Título: Para analistas, documento deixa porta aberta para novos cortes da Selic
Autor: Werlang, Sérgio
Fonte: Valor Econômico, 09/09/2011, Finanças, p. C8

De Brasília

A nova visão do Comitê de Política Monetária (Copom) sobre a política fiscal teve peso maior do que sugeriu o comunicado da semana passada na redução da taxa básica de juros. Indicativa de que o momento é de afinidade entre Banco Central e Ministério da Fazenda, a convicção de que a política fiscal será relevante para conter a demanda agregada da economia está mais clara na ata da reunião em foi decidido o corte da Selic, de 12,5% para 12% ao ano.

O documento foi divulgado ontem. Diante do que leram, mesmo não convencidos do acerto da decisão, economistas ouvidos pelo Valor já apostam em novas quedas da taxa ainda este ano.

A demanda doméstica ainda é "robusta", reconhece o comitê, apontando o efeito do crescimento da renda e da expansão do crédito. Mas acredita que, além da contenção das despesas do setor público, há "substancial deterioração do cenário internacional" capaz de frear essa demanda.
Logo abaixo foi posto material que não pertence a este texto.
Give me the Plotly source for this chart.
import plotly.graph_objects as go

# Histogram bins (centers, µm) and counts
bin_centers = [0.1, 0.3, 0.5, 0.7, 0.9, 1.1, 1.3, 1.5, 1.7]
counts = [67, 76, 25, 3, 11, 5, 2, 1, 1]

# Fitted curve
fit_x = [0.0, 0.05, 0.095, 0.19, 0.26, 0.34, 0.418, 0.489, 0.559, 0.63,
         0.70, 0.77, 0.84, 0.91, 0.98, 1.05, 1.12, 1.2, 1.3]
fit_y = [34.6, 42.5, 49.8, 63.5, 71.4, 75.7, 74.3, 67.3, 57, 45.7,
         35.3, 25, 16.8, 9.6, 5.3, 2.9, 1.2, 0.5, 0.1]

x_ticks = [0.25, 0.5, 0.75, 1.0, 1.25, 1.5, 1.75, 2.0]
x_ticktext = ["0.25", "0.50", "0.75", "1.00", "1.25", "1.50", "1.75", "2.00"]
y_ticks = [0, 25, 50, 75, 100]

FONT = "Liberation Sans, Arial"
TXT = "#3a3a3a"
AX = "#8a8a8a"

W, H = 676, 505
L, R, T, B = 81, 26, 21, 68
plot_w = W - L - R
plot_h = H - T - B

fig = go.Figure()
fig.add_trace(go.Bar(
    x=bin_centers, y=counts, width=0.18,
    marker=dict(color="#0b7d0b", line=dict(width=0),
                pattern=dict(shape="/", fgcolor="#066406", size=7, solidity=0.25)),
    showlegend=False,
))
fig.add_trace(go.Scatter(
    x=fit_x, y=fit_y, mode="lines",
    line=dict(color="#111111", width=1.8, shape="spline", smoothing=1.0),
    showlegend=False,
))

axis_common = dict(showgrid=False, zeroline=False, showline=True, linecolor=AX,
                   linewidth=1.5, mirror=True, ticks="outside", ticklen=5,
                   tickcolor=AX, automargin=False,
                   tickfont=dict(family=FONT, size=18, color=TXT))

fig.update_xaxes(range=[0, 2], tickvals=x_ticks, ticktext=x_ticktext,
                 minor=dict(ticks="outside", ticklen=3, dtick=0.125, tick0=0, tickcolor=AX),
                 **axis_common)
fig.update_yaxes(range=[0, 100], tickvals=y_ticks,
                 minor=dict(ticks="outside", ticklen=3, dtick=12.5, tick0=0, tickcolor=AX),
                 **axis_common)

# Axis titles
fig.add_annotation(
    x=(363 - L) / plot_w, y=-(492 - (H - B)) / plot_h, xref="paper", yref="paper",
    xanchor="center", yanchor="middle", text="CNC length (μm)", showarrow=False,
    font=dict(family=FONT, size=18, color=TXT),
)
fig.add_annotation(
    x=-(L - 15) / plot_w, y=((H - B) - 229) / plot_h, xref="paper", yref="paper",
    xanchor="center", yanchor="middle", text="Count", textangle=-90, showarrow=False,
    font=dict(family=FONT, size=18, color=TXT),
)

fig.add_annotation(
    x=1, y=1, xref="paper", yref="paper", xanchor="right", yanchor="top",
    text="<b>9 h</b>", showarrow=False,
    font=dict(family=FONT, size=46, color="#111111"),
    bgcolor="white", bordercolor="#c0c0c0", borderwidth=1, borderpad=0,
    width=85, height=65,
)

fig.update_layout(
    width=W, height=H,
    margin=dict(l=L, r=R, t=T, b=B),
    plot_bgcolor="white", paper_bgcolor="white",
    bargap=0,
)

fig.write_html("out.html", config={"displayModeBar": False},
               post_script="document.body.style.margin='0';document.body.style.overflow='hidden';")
A geração de superávits primários "contribui para diminuir o descompasso entre as taxas de crescimento da demanda e da oferta... Está em curso um processo de consolidação fiscal", afirma o texto, acrescentando que isso torna mais favorável o balanço de riscos para a inflação.
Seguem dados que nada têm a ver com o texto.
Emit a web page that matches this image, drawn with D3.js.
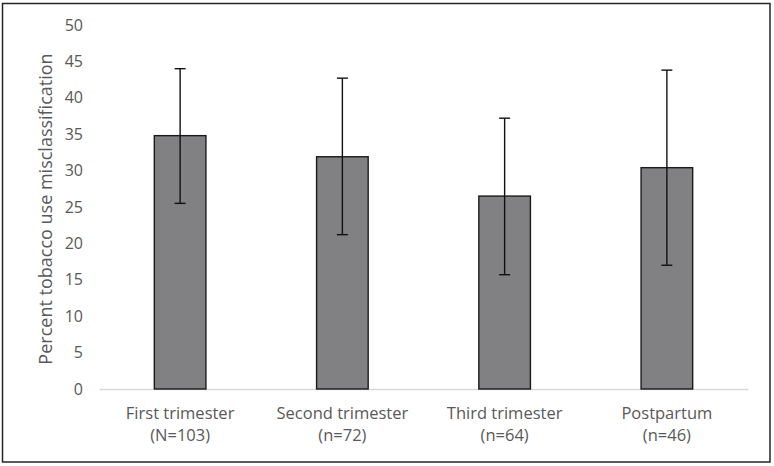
<!DOCTYPE html>
<html>
<head>
<meta charset="utf-8">
<script src="https://cdn.jsdelivr.net/npm/d3@7/dist/d3.min.js"></script>
<style>
  html, body { margin: 0; padding: 0; background: #fff; }
  svg { display: block; }
  text { font-family: "Open Sans", "Noto Sans", sans-serif; fill: #595959; }
</style>
</head>
<body>
<svg id="chart" width="774" height="466"></svg>
<script>
const categories = ["First trimester", "Second trimester", "Third trimester", "Postpartum"];
const sampleSizes = ["(N=103)", "(n=72)", "(n=64)", "(n=46)"];
const values = [34.8, 31.9, 26.5, 30.4];
const errUpper = [44.0, 42.7, 37.2, 43.8];
const errLower = [25.5, 21.2, 15.7, 17.0];
const yTicks = [0, 5, 10, 15, 20, 25, 30, 35, 40, 45, 50];
const yTitle = "Percent tobacco use misclassification";

const svg = d3.select("#chart");

svg.append("rect")
  .attr("x", 2.5).attr("y", 3.5).attr("width", 767.5).attr("height", 458.5)
  .attr("fill", "#fff").attr("stroke", "#262626").attr("stroke-width", 1.5);

const x = d3.scaleBand().domain(categories).range([99, 748]).padding(0);
const y = d3.scaleLinear().domain([0, 50]).range([389, 25]);
const barW = x.bandwidth() * 0.318;

// y axis labels
const yAxis = d3.axisLeft(y).tickValues(yTicks).tickSize(0).tickPadding(0);
const gy = svg.append("g").attr("transform", "translate(83,0)").call(yAxis);
gy.select(".domain").remove();
gy.selectAll("text").attr("font-size", 16).attr("fill", "#595959")
  .style("font-family", '"Open Sans", sans-serif');

// baseline
const xAxis = d3.axisBottom(x).tickSize(0).tickFormat("");
const gx = svg.append("g").attr("transform", `translate(0,${y(0)})`).call(xAxis);
gx.select(".domain").attr("stroke", "#d9d9d9").attr("stroke-width", 1.3);

// bars
svg.selectAll("rect.bar").data(categories).join("rect")
  .attr("class", "bar")
  .attr("x", d => x(d) + x.bandwidth() / 2 - barW / 2)
  .attr("y", (d, i) => y(values[i]))
  .attr("width", barW)
  .attr("height", (d, i) => y(0) - y(values[i]))
  .attr("fill", "#818183").attr("stroke", "#1a1a1a").attr("stroke-width", 1.4);

// error bars
const cap = 5.5;
const eb = svg.append("g").attr("stroke", "#111").attr("stroke-width", 1.4);
categories.forEach((c, i) => {
  const cx = x(c) + x.bandwidth() / 2;
  eb.append("line").attr("x1", cx).attr("x2", cx).attr("y1", y(errUpper[i])).attr("y2", y(errLower[i]));
  eb.append("line").attr("x1", cx - cap).attr("x2", cx + cap).attr("y1", y(errUpper[i])).attr("y2", y(errUpper[i]));
  eb.append("line").attr("x1", cx - cap).attr("x2", cx + cap).attr("y1", y(errLower[i])).attr("y2", y(errLower[i]));
});

// x labels
const xl = svg.append("g");
categories.forEach((c, i) => {
  const cx = x(c) + x.bandwidth() / 2;
  const t = xl.append("text").attr("text-anchor", "middle").attr("font-size", 16.5);
  t.append("tspan").attr("x", cx).attr("y", 419).text(c);
  t.append("tspan").attr("x", cx).attr("y", 441).text(sampleSizes[i]);
});

// y title
svg.append("text")
  .attr("transform", "translate(52,209) rotate(-90)")
  .attr("text-anchor", "middle")
  .attr("font-size", 18)
  .text(yTitle);
</script>
</body>
</html>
Nunca antes o comitê tinha dado tanto peso, pelo menos não explicitamente, à política fiscal como fator de controle da inflação e, consequentemente, como justificativa de afrouxamento da política monetária. Dois dias antes da reunião, o governo anunciou elevação de R$ 10 bilhões na meta de superávit primário do setor público em 2011, para R$ 127,8 bilhões. Logo depois, cortou em R$ 15 bilhões a possibilidade legal de flexibilização da meta de 2012, antecipando parte do esforço que seria feito só no início do próximo ano, via contingenciamento orçamentário.

Em relação ao cenário externo, a ata reforça a preocupação contida no comunicado da semana passada. O processo de desaceleração da economia brasileira, que já estava em curso, "tende a ser potencializado pela fragilidade da economia global".
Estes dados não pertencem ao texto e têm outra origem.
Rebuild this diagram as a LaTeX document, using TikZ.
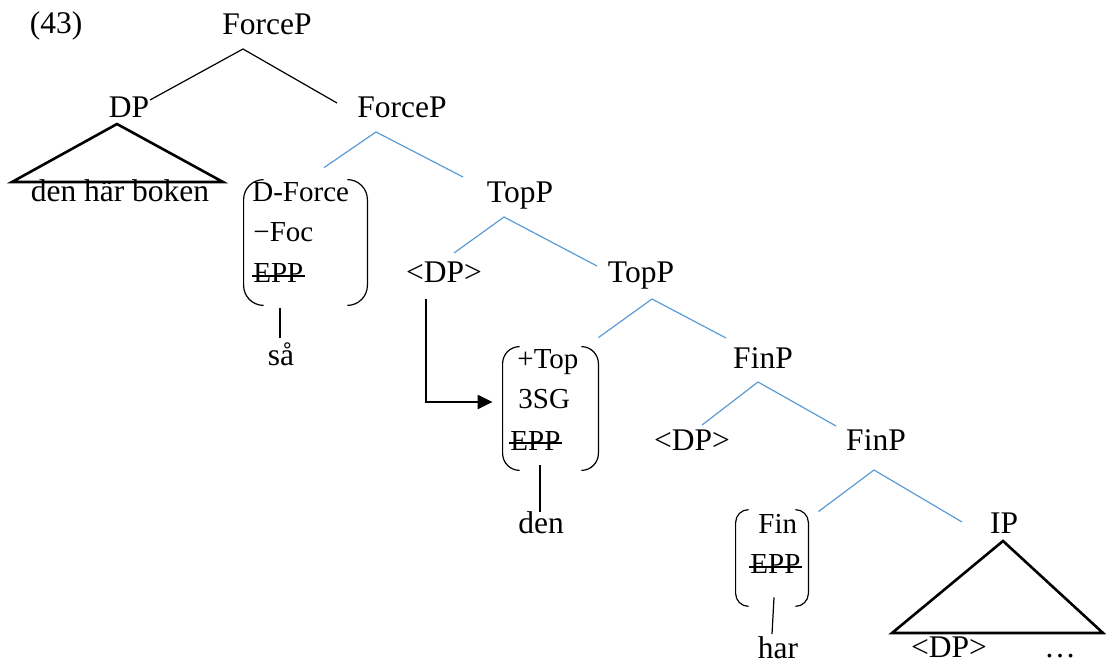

A ata não foi suficiente, porém, para convencer o economista Juan Jensen, da Consultoria Tendências, de que a redução da Selic agora é compatível com a meta de variação do Índice de Preços ao Consumidor Amplo em 2012(4,5%). Diferente do BC, ele não viu nos anúncios do governo melhora do quadro fiscal. Haveria se o orçamento não admitisse mais nenhuma flexibilização da meta de superávit.

Ele tampouco acredita que o baixo crescimento dos países ricos seja capaz de derrubar a demanda no Brasil a ponto de permitir a convergência da inflação para a 4,5%, não com o afrouxamento da política monetária neste momento. Segundo Jensen, os modelos da Tendências indicam que isso só seria possível com queda de 30% no preço das commodities e nenhum centavo de aumento na taxa de câmbio, hipóteses nas quais ele não crê.

"O Copom erra no diagnóstico e na política. As variáveis domésticas apontam no sentido contrário", diz, citando como exemplo o baixo desemprego, os aumentos salariais em vista e restrições ao crescimento da oferta de bens e serviços.

"A avaliação sobre os preços das commodities no período recente parece desconsiderar a relevante piora nas alimentares", acrescenta o economista chefe do Banco Fator, José Francisco Gonçalves..

O BC também levou em conta um cenário alternativo, no qual o impacto da crise econômica mundial seria equivalente a um quarto do produzido pela crise de 2008 e 2009, que provocou recessão no Brasil. Embora menos aguda e sem eventos extremos, a deterioração seria mais persistente.

Nesse cenário, mesmo com juro menores e depreciação cambial, a inflação cairia. O problema de se acreditar nisso, diz Juan Jensen, é que o BC não explicita as variáveis com que trabalhou para chegar a tal conclusão.

Essa "realidade alternativa" é um dos pontos nada claros da ata, concorda André Perfeito, da Gradual Investimentos. "A dúvida é se o mercado vai comprar esse cenário", diz.

Os três economistas preveem que a Selic cairá de novo pelas próximas duas ou três reuniões do Copom, em meio ponto percentual cada vez.

Para José Francisco Gonçalves, esse sinal é reforçado no trecho em que, segundo a ata, "ajustes moderados" na taxa de juros são consistentes com o cenário de convergência da inflação para a meta em 2012. "Fica claro que é mais de um ajuste", destaca.